Although quiet on the total costs of the renovations done within the Uptown Theater, Mike Finkelstein of Maven Commercial Real Estate and Nick Boosalis, a developer with Trend Lab, LCC, were quick to note improvements done prior to the grand reopening during an interview with FOX 9.

Renovations include a main support beam placed between building structures to allow its design team to build increased floor space, adding VIP suites to the second-floor balcony (while keeping reserved mezzanine seating), and building out its back-of-house for an artist’s quarters. Additional storage for lights, as well as, catering and office supplies were also added.

According to communications consultant Robb Leer, all renovations made to the original Uptown Theater space were, "in compliance of historical preservation" to keep its historic aesthetic intact.

Greiling has followed the investment of the Uptown Theater in the community she calls home, and is pleased to see the project finally become a reality.

"I’m very excited for the neighborhood itself to see this re-imagination. The reinvestment in the community is exciting to see. To me Uptown is going through a renaissance, and this was a big centerpiece of our neighborhood. The Uptown Theater has been in existence for more than 100 years… I’m excited to see what it will bring," said Greiling. "The demand is there, and I think will be for years to come. We really have a cool vibe going on in Uptown… [Uptown Theater] has been such an iconic and historic Minneapolis landmark. Who doesn’t know the Uptown sign? It’s kind of like our version of the Hollywood sign. Everyone knows where it is, and I envision it’s here to stay. It’s a beacon of our neighborhood and city."

Developer's success comes with questions

The owner of Swervo Development Corp. behind the renovation project, Ned Abdul, has a long history of developing properties in disrepair throughout the Twin Cities.
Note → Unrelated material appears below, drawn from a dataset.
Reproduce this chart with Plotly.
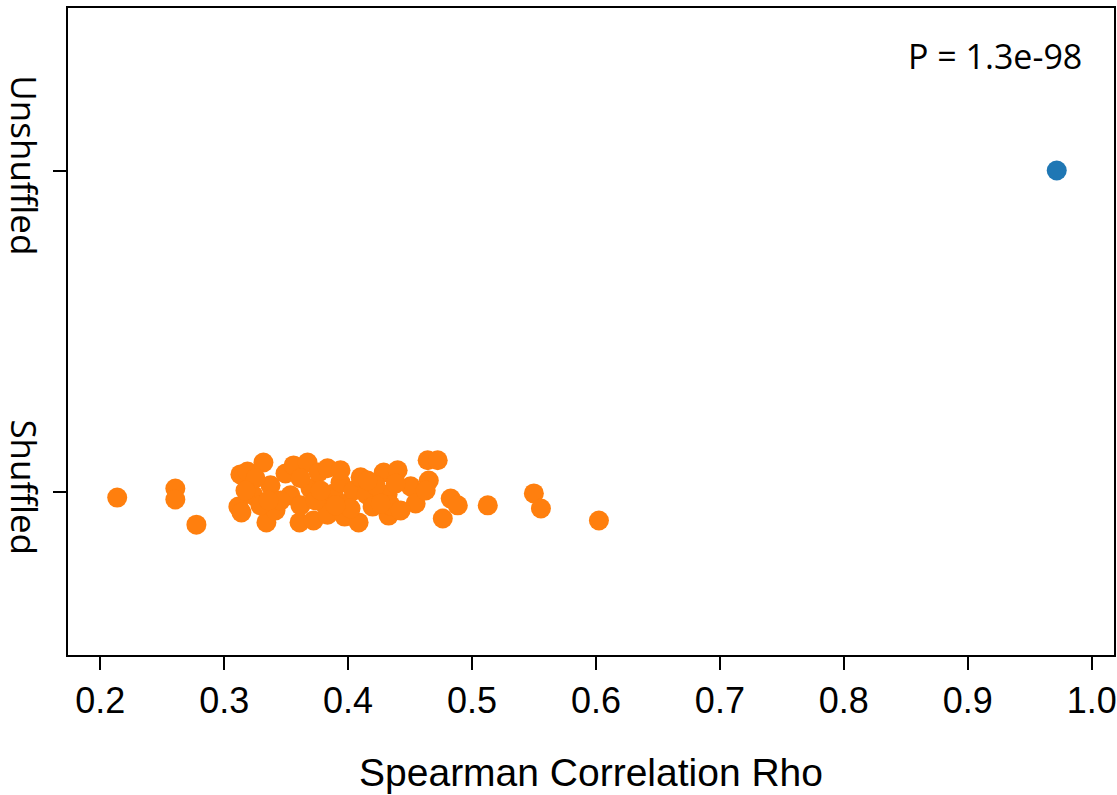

Several media outlets in the Twin Cities have previously covered his rise to prominence in the real estate industry, beginning with flipping houses in North Minneapolis in the 1990s.

More recently, he was the main player behind renovating the Minneapolis Armory – a historic event center and former National Guard armory located in downtown Minneapolis – into the venue respectively known now as The Armory.

However, his history of successful investments also comes with questions.

In May 2010, federal authorities investigated Abdul for potential fraud and misuse of funds in several projects he was developing at the time.

An unnamed operator of a business that worked on several of Abdul's projects was the source of the investigation, which alleged Abdul and business partner John R. Barlow skimmed cash from various nightclubs for personal use, and to pay subcontractors for building projects in cash, according to the affidavit.

Abdul was never officially charged in the investigation.

FOX 9 was not able to interview Abdul about the current Uptown Theater project despite several attempts.